Iljitsch van Beijnum wrote:
On 22-okt-2007, at 18:12, Sean Donelan wrote:
Network operators probably aren't operating from altruistic
principles, but for most network operators when the pain isn't spread
equally across the the customer base it represents a "fairness"
issue. If 490 customers are complaining about bad network
performance and the cause is traced to what 10 customers are doing,
the reaction is to hammer the nails sticking out.
The problem here is that they seem to be using a sledge hammer:
BitTorrent is essentially left dead in the water. And they deny doing
anything, to boot.
A reasonable approach would be to throttle the offending applications
to make them fit inside the maximum reasonable traffic envelope.

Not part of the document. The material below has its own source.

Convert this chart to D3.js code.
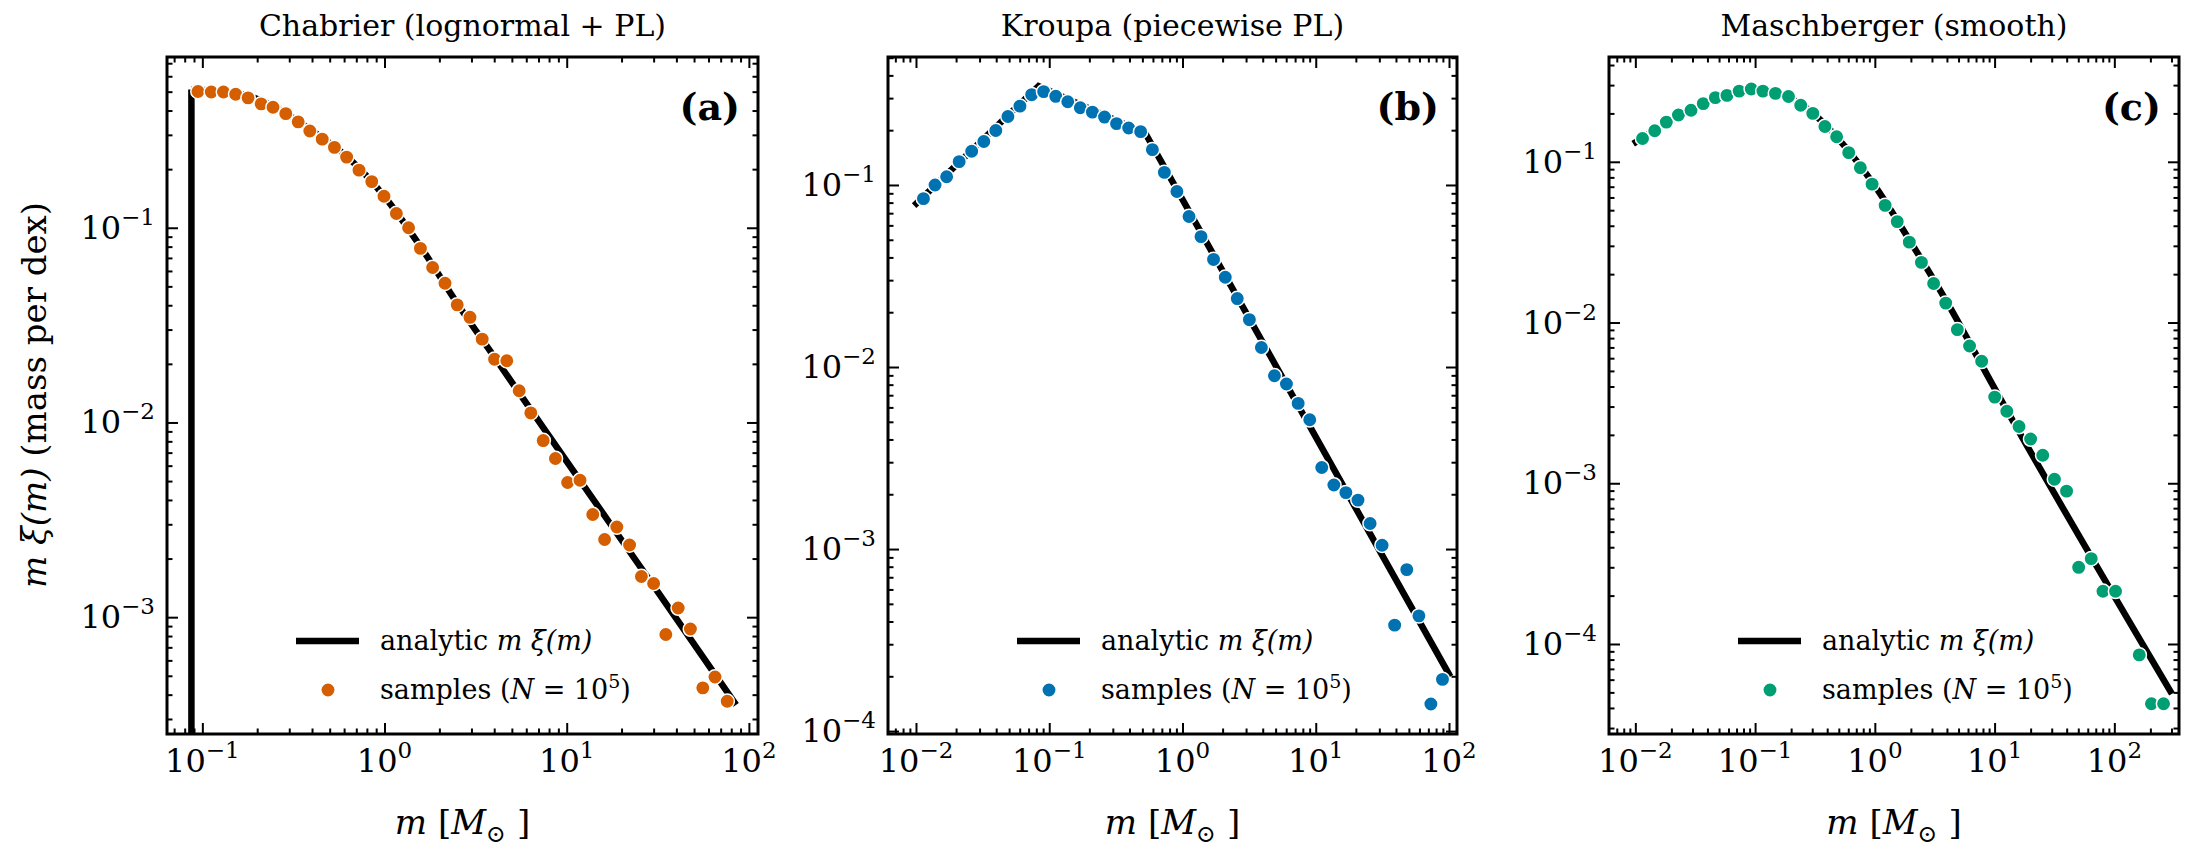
<!DOCTYPE html>
<html><head><meta charset="utf-8">
<script src="https://cdn.jsdelivr.net/npm/d3@7"></script>
<style>body{margin:0;background:#fff}text{font-family:"DejaVu Serif",serif}</style>
</head><body><svg id="c" width="2201" height="852"></svg>
<script>
// ---- data (log10 values) ----
const titles = ["Chabrier (lognormal + PL)", "Kroupa (piecewise PL)", "Maschberger (smooth)"];
const panelTags = ["(a)", "(b)", "(c)"];
const colors = ["#d55e00", "#0072b2", "#009e73"];
const xTicksA = [-1, 0, 1, 2];
const xTicksB = [-2, -1, 0, 1, 2];
const xTicksC = [-2, -1, 0, 1, 2];
const yTicksA = [-3, -2, -1];
const yTicksB = [-4, -3, -2, -1];
const yTicksC = [-4, -3, -2, -1];

const logMassA = [-1.024,-0.951,-0.884,-0.817,-0.749,-0.677,-0.612,-0.542,-0.474,-0.410,-0.342,-0.275,-0.208,-0.140,-0.070,-0.003,0.065,0.132,0.197,0.264,0.332,0.399,0.469,0.536,0.604,0.671,0.739,0.803,0.871,0.938,1.005,1.073,1.143,1.208,1.275,1.345,1.410,1.477,1.544,1.612,1.679,1.747,1.814,1.881];
const logValA = [-0.300,-0.303,-0.303,-0.314,-0.333,-0.364,-0.381,-0.414,-0.456,-0.503,-0.545,-0.587,-0.637,-0.704,-0.763,-0.838,-0.927,-1.000,-1.106,-1.204,-1.285,-1.396,-1.460,-1.572,-1.675,-1.683,-1.837,-1.951,-2.093,-2.185,-2.308,-2.297,-2.473,-2.601,-2.537,-2.629,-2.791,-2.827,-3.089,-2.953,-3.061,-3.363,-3.307,-3.432];
const lineLogMassA = [-1.06,-1.06,-0.8,-0.6,-0.4,-0.2,0,0.2,0.4,0.6,0.8,1.0,1.5,1.93];
const lineLogValA  = [-3.62,-0.29,-0.31,-0.38,-0.50,-0.64,-0.84,-1.10,-1.39,-1.66,-1.93,-2.20,-2.87,-3.45];

const logMassB = [-1.944,-1.857,-1.770,-1.676,-1.582,-1.491,-1.401,-1.310,-1.220,-1.132,-1.042,-0.951,-0.861,-0.767,-0.676,-0.585,-0.495,-0.404,-0.314,-0.226,-0.136,-0.042,0.049,0.139,0.233,0.321,0.411,0.502,0.592,0.690,0.780,0.868,0.955,1.045,1.136,1.226,1.317,1.408,1.498,1.592,1.683,1.774,1.864,1.951];
const logValB = [-1.075,-1.000,-0.955,-0.872,-0.815,-0.761,-0.701,-0.624,-0.567,-0.504,-0.487,-0.513,-0.543,-0.576,-0.600,-0.627,-0.663,-0.687,-0.707,-0.806,-0.931,-1.036,-1.173,-1.284,-1.409,-1.507,-1.624,-1.740,-1.893,-2.048,-2.093,-2.200,-2.290,-2.552,-2.648,-2.690,-2.731,-2.860,-2.979,-3.418,-3.113,-3.367,-3.851,-3.716];
const lineLogMassB = [-2.014,-1.080,-0.279,2.010];
const lineLogValB  = [-1.113,-0.457,-0.716,-3.701];

const logMassC = [-1.940,-1.838,-1.741,-1.640,-1.535,-1.433,-1.332,-1.235,-1.133,-1.032,-0.935,-0.830,-0.721,-0.619,-0.518,-0.417,-0.319,-0.218,-0.121,-0.023,0.086,0.187,0.288,0.389,0.491,0.592,0.689,0.791,0.892,1.001,1.102,1.204,1.301,1.402,1.500,1.601,1.702,1.807,1.905,2.010,2.208,2.310,2.411];
const logValC = [-0.855,-0.807,-0.753,-0.709,-0.679,-0.638,-0.601,-0.587,-0.560,-0.547,-0.560,-0.574,-0.594,-0.648,-0.699,-0.780,-0.844,-0.943,-1.037,-1.139,-1.271,-1.372,-1.500,-1.626,-1.757,-1.879,-2.044,-2.146,-2.241,-2.464,-2.552,-2.647,-2.725,-2.826,-2.975,-3.049,-3.523,-3.469,-3.672,-3.672,-4.068,-4.372,-4.372];
const lineLogMassC = [-2.018,-1.6,-1.3,-1.0,-0.8,-0.6,-0.4,-0.2,0,0.3,0.6,1.0,2.481];
const lineLogValC  = [-0.888,-0.70,-0.60,-0.55,-0.575,-0.65,-0.78,-0.95,-1.15,-1.50,-1.87,-2.41,-4.31];

// ---- layout ----
const panels = [
  {x0:167,x1:758,xd:[-1.194,2.05],yd:[-3.6,-0.123],xt:xTicksA,yt:yTicksA,m:logMassA,v:logValA,lm:lineLogMassA,lv:lineLogValA},
  {x0:888,x1:1457,xd:[-2.21,2.06],yd:[-4.016,-0.297],xt:xTicksB,yt:yTicksB,m:logMassB,v:logValB,lm:lineLogMassB,lv:lineLogValB},
  {x0:1609,x1:2179,xd:[-2.22,2.54],yd:[-4.56,-0.348],xt:xTicksC,yt:yTicksC,m:logMassC,v:logValC,lm:lineLogMassC,lv:lineLogValC}
];
const yTop=57, yBot=734;
const svg=d3.select("#c");
const p10=v=>Math.pow(10,v);

panels.forEach((p,i)=>{
  const x=d3.scaleLog().domain(p.xd.map(p10)).range([p.x0,p.x1]);
  const y=d3.scaleLog().domain(p.yd.map(p10)).range([yBot,yTop]);
  const g=svg.append("g");
  const clip="clip"+i;
  svg.append("clipPath").attr("id",clip).append("rect").attr("x",p.x0).attr("y",yTop).attr("width",p.x1-p.x0).attr("height",yBot-yTop);
  const pts=p.lm.map((m,k)=>[p10(m),p10(p.lv[k])]);
  const lineGen=c=>d3.line().x(d=>x(d[0])).y(d=>y(d[1])).curve(c);
  if(i===0){
    g.append("path").attr("clip-path",`url(#${clip})`).attr("d",lineGen(d3.curveLinear)(pts.slice(0,2)))
      .attr("fill","none").attr("stroke","#000").attr("stroke-width",6.5);
    g.append("path").attr("d",lineGen(d3.curveMonotoneX)(pts.slice(1)))
      .attr("fill","none").attr("stroke","#000").attr("stroke-width",6.5);
  } else {
    g.append("path").attr("d",lineGen(i===1?d3.curveLinear:d3.curveMonotoneX)(pts))
      .attr("fill","none").attr("stroke","#000").attr("stroke-width",6.5);
  }
  g.selectAll("circle.s").data(p.m.map((m,k)=>[p10(m),p10(p.v[k])])).join("circle")
    .attr("cx",d=>x(d[0])).attr("cy",d=>y(d[1])).attr("r",7.2)
    .attr("fill",colors[i]).attr("stroke","#fff").attr("stroke-width",1.5);
  const fmt=()=>"";
  const xMaj=p.xt.map(p10), yMaj=p.yt.map(p10);
  const minorX=[],minorY=[];
  for(let e=Math.floor(p.xd[0]);e<=Math.ceil(p.xd[1]);e++)for(let k=2;k<10;k++){const v=k*p10(e);if(v>=p10(p.xd[0])&&v<=p10(p.xd[1]))minorX.push(v);}
  for(let e=Math.floor(p.yd[0]);e<=Math.ceil(p.yd[1]);e++)for(let k=2;k<10;k++){const v=k*p10(e);if(v>=p10(p.yd[0])&&v<=p10(p.yd[1]))minorY.push(v);}
  const axes=[
    [d3.axisTop,x,yBot,0,xMaj,minorX],[d3.axisBottom,x,yTop,0,xMaj,minorX],
    [d3.axisRight,y,0,p.x0,yMaj,minorY],[d3.axisLeft,y,0,p.x1,yMaj,minorY]];
  axes.forEach(([A,s,ty,tx,maj,mn])=>{
    const a1=svg.append("g").attr("transform",`translate(${tx},${ty})`).call(A(s).tickValues(maj).tickSize(11).tickFormat(fmt));
    const a2=svg.append("g").attr("transform",`translate(${tx},${ty})`).call(A(s).tickValues(mn).tickSize(5.5).tickFormat(fmt));
    [a1,a2].forEach(a=>{a.select(".domain").remove();a.selectAll("line").attr("stroke","#000").attr("stroke-width",2);});
  });
  svg.append("rect").attr("x",p.x0).attr("y",yTop).attr("width",p.x1-p.x0).attr("height",yBot-yTop)
    .attr("fill","none").attr("stroke","#000").attr("stroke-width",3);
  p.xt.forEach(e=>{
    const t=svg.append("text").attr("x",x(p10(e))).attr("y",772).attr("text-anchor","middle").attr("font-size",32);
    t.append("tspan").text("10");
    t.append("tspan").attr("dy",-14).attr("font-size",23).text(String(e).replace("-","−"));
  });
  p.yt.forEach(e=>{
    const t=svg.append("text").attr("x",p.x0-12).attr("y",y(p10(e))+11).attr("text-anchor","end").attr("font-size",32);
    t.append("tspan").text("10");
    t.append("tspan").attr("dy",-14).attr("font-size",23).text(String(e).replace("-","−"));
  });
  const cx=(p.x0+p.x1)/2;
  svg.append("text").attr("x",cx).attr("y",36).attr("text-anchor","middle").attr("font-size",30).text(titles[i]);
  svg.append("text").attr("x",p.x1-18).attr("y",120).attr("text-anchor","end").attr("font-size",38).attr("font-weight","bold").text(panelTags[i]);
  const xl=svg.append("text").attr("x",cx).attr("y",834).attr("text-anchor","middle").attr("font-size",34);
  xl.append("tspan").attr("font-style","italic").text("m");
  xl.append("tspan").text(" [");
  xl.append("tspan").attr("font-style","italic").text("M");
  xl.append("tspan").attr("dy",8).attr("font-size",24).text("⊙");
  xl.append("tspan").attr("dy",-8).text(" ]");
  const lx=p.x0+129;
  svg.append("line").attr("x1",lx).attr("x2",lx+63).attr("y1",641).attr("y2",641).attr("stroke","#000").attr("stroke-width",6.5);
  const t1=svg.append("text").attr("x",lx+84).attr("y",650).attr("font-size",27);
  t1.append("tspan").text("analytic ");
  t1.append("tspan").attr("font-style","italic").text("m ξ(m)");
  svg.append("circle").attr("cx",lx+32).attr("cy",690).attr("r",7.2).attr("fill",colors[i]).attr("stroke","#fff").attr("stroke-width",1.5);
  const t2=svg.append("text").attr("x",lx+84).attr("y",699).attr("font-size",27);
  t2.append("tspan").text("samples (");
  t2.append("tspan").attr("font-style","italic").text("N");
  t2.append("tspan").text(" = 10");
  t2.append("tspan").attr("dy",-11).attr("font-size",19).text("5");
  t2.append("tspan").attr("dy",11).text(")");
});
const yl=svg.append("text").attr("transform","translate(46,395) rotate(-90)").attr("text-anchor","middle").attr("font-size",34);
yl.append("tspan").attr("font-style","italic").text("m ξ(m)");
yl.append("tspan").text("  (mass per dex)");
</script></body></html>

What I would like is a system where there are two diffserv traffic
classes: normal and scavenger-like. When a user trips some predefined
traffic limit within a certain period, all their traffic is put in the
scavenger bucket which takes a back seat to normal traffic. P2P users
can then voluntarily choose to classify their traffic in the lower
service class where it doesn't get in the way of interactive
applications (both theirs and their neighbor's). I believe Azureus can
already do this today. It would even be somewhat reasonable to require
heavy users to buy a new modem that can implement this.
Surely you would only want to set traffic that falls outside the limit
as scavenger, rather than all of it?